Description of the research location. 

All students in grades 4 and 5 in New York City public schools between 2007 and 2010, and 
kindergarten students in the Early Childhood Longitudinal Survey - Kindergarten Cohort 
(ECLS-K), a national study of more than 20,000 children in the kindergarten class of 1998. 

Population / Participants / Subjects: 

Description of the participants in the study: who, how many, key features, or characteristics. 


We use two data sources for estimating teacher effects on achievement and height. The first is a 
panel of all students in grades 4-5 in New York City public schools between 2007 and 2010 
(approximately 473,000 student-year observations).

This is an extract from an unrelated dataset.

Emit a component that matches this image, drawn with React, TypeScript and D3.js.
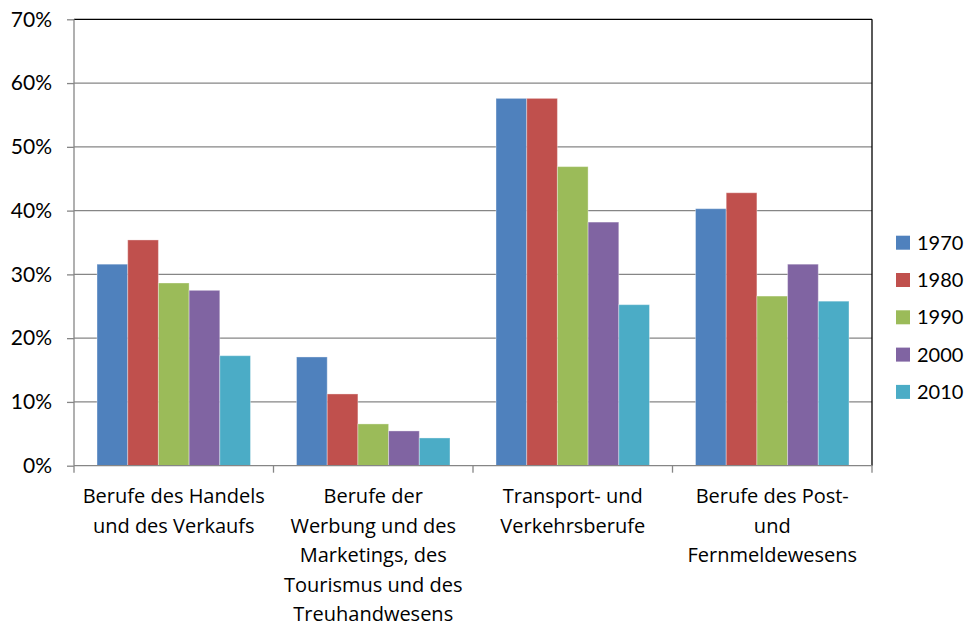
import React, { useEffect, useRef } from "react";
import * as d3 from "d3";

const categories = [
  ["Berufe des Handels", "und des Verkaufs"],
  ["Berufe der", "Werbung und des", "Marketings, des", "Tourismus und des", "Treuhandwesens"],
  ["Transport- und", "Verkehrsberufe"],
  ["Berufe des Post-", "und", "Fernmeldewesens"],
];
const years = ["1970", "1980", "1990", "2000", "2010"];
const colors = ["#4F81BD", "#C0504D", "#9BBB59", "#8064A2", "#4BACC6"];

// one array per year, values in % for the four categories
const v1970 = [31.6, 17.05, 57.6, 40.3];
const v1980 = [35.4, 11.25, 57.6, 42.8];
const v1990 = [28.65, 6.55, 46.9, 26.6];
const v2000 = [27.5, 5.45, 38.2, 31.6];
const v2010 = [17.25, 4.35, 25.25, 25.8];
const series = [v1970, v1980, v1990, v2000, v2010];

const yTicks = [0, 10, 20, 30, 40, 50, 60, 70];

const W = 968;
const H = 626;
const m = { left: 74, right: 872, top: 19.3, bottom: 465.7 };
const font = "Lato, 'Open Sans', sans-serif";
const catFont = "'Open Sans', Lato, sans-serif";

export default function App() {
  const svgRef = useRef<SVGSVGElement>(null);

  useEffect(() => {
    document.body.style.margin = "0";
    const svg = d3.select(svgRef.current);
    svg.selectAll("*").remove();

    const catKeys = categories.map((c, i) => String(i));
    const x0 = d3.scaleBand().domain(catKeys).range([m.left, m.right]).padding(0);
    const x1 = d3
      .scaleBand()
      .domain(years)
      .range([0, x0.bandwidth()])
      .paddingInner(0)
      .paddingOuter(0.75);
    const y = d3.scaleLinear().domain([0, 70]).range([m.bottom, m.top]);

    // gridlines
    svg
      .append("g")
      .selectAll("line")
      .data(yTicks.filter((t) => t > 0))
      .join("line")
      .attr("x1", m.left)
      .attr("x2", m.right)
      .attr("y1", (d) => y(d))
      .attr("y2", (d) => y(d))
      .attr("stroke", (d) => (d === 70 ? "#000" : "#868686"))
      .attr("stroke-width", 1.3);

    // right border
    svg
      .append("line")
      .attr("x1", m.right)
      .attr("x2", m.right)
      .attr("y1", m.top)
      .attr("y2", m.bottom)
      .attr("stroke", "#000")
      .attr("stroke-width", 1.3);

    // bars
    const g = svg.append("g");
    series.forEach((vals, si) => {
      g.selectAll(`.bar${si}`)
        .data(vals)
        .join("rect")
        .attr("class", `bar${si}`)
        .attr("x", (d, i) => (x0(String(i)) as number) + (x1(years[si]) as number))
        .attr("width", x1.bandwidth())
        .attr("y", (d) => y(d))
        .attr("height", (d) => y(0) - y(d))
        .attr("fill", colors[si])
        .attr("stroke", "rgba(255,255,255,0.35)")
        .attr("stroke-width", 1);
    });

    // y axis
    const yAxis = d3
      .axisLeft(y)
      .tickValues(yTicks)
      .tickSize(7)
      .tickPadding(15)
      .tickFormat((d) => `${d}%`);
    const ya = svg.append("g").attr("transform", `translate(${m.left},0)`).call(yAxis);
    ya.select(".domain").attr("stroke", "#868686").attr("stroke-width", 1.3).attr("d", `M0,${m.top}V${m.bottom}`);
    ya.selectAll(".tick line").attr("stroke", "#868686").attr("stroke-width", 1.3);
    ya.selectAll(".tick text")
      .attr("font-family", font)
      .attr("font-size", 21)
      .attr("fill", "#000");

    // x axis line + category boundary ticks
    svg
      .append("line")
      .attr("x1", m.left)
      .attr("x2", m.right)
      .attr("y1", m.bottom)
      .attr("y2", m.bottom)
      .attr("stroke", "#868686")
      .attr("stroke-width", 1.3);
    const bounds = catKeys.map((k) => x0(k) as number).concat([m.right]);
    svg
      .append("g")
      .selectAll("line")
      .data(bounds)
      .join("line")
      .attr("x1", (d) => d)
      .attr("x2", (d) => d)
      .attr("y1", m.bottom)
      .attr("y2", m.bottom + 7)
      .attr("stroke", "#868686")
      .attr("stroke-width", 1.3);

    // category labels
    const lab = svg
      .append("g")
      .selectAll("text")
      .data(categories)
      .join("text")
      .attr("text-anchor", "middle")
      .attr("font-family", catFont)
      .attr("font-size", 20)
      .attr("fill", "#000");
    lab
      .selectAll("tspan")
      .data((d, i) => d.map((line) => ({ line, i })))
      .join("tspan")
      .attr("x", (d) => (x0(String(d.i)) as number) + x0.bandwidth() / 2)
      .attr("y", (d, j) => 503 + j * 29.6)
      .text((d) => d.line);

    // legend
    const leg = svg
      .append("g")
      .selectAll("g")
      .data(years)
      .join("g")
      .attr("transform", (d, i) => `translate(896,${242.7 + i * 37.3})`);
    leg
      .append("rect")
      .attr("x", 0)
      .attr("y", -7)
      .attr("width", 14)
      .attr("height", 14)
      .attr("fill", (d, i) => colors[i]);
    leg
      .append("text")
      .attr("x", 21)
      .attr("y", 0)
      .attr("dy", "0.35em")
      .attr("font-family", font)
      .attr("font-size", 20)
      .attr("fill", "#000")
      .text((d) => d);
  }, []);

  return <svg ref={svgRef} width={W} height={H} style={{ display: "block", background: "#fff" }} />;
}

Each student is linked to their English 
Language Arts (ELA) and mathematics teacher, and to annual “Fitnessgram” measurements of 
their height. The second is the Early Childhood Longitudinal Survey - Kindergarten Cohort 
(ECLS-K). ECLS-K students are linked to classroom teachers, and were tested in reading and 
math at the beginning and end of the school year. Trained assessors additionally measured 
participants' height in both the fall and spring of the kindergarten year. We use approximately 
9,200 students from the ECLS-K who shared a classroom teacher with at least 4 other students. 

These two data sources contribute to our analysis in different ways. The NYC data represents a 
large population of students and teachers over four years. The number of students observed per 
teacher is relatively large, allowing for precise estimates of teacher effects and estimation across 
multiple years of data. The ECLS-K sample is smaller, but height measurements in this sample 
are less likely to be measured with error. Another advantage of the ECLS-K is that there will be 
less sorting within schools to teachers on the basis of unobserved factors related to achievement 
(or height). To the extent non-random sorting of students is a problem in typical value-added 
models (e.g., Rothstein, 2010), this should be less of a concern in kindergarten (and thus in the 
ECLS-K), where teachers should know less about incoming students. The ECLS-K achievement 
scores are continuous, normally distributed, and devoid of ceiling effects, while NYC scores 
have a lumpier distribution. The ECLS-K provides us a national sample. Finally, the ECLS-K 
conducted extensive teacher and parent interviews, which allow us to control for more family 
background characteristics than are typically available in administrative data sets. 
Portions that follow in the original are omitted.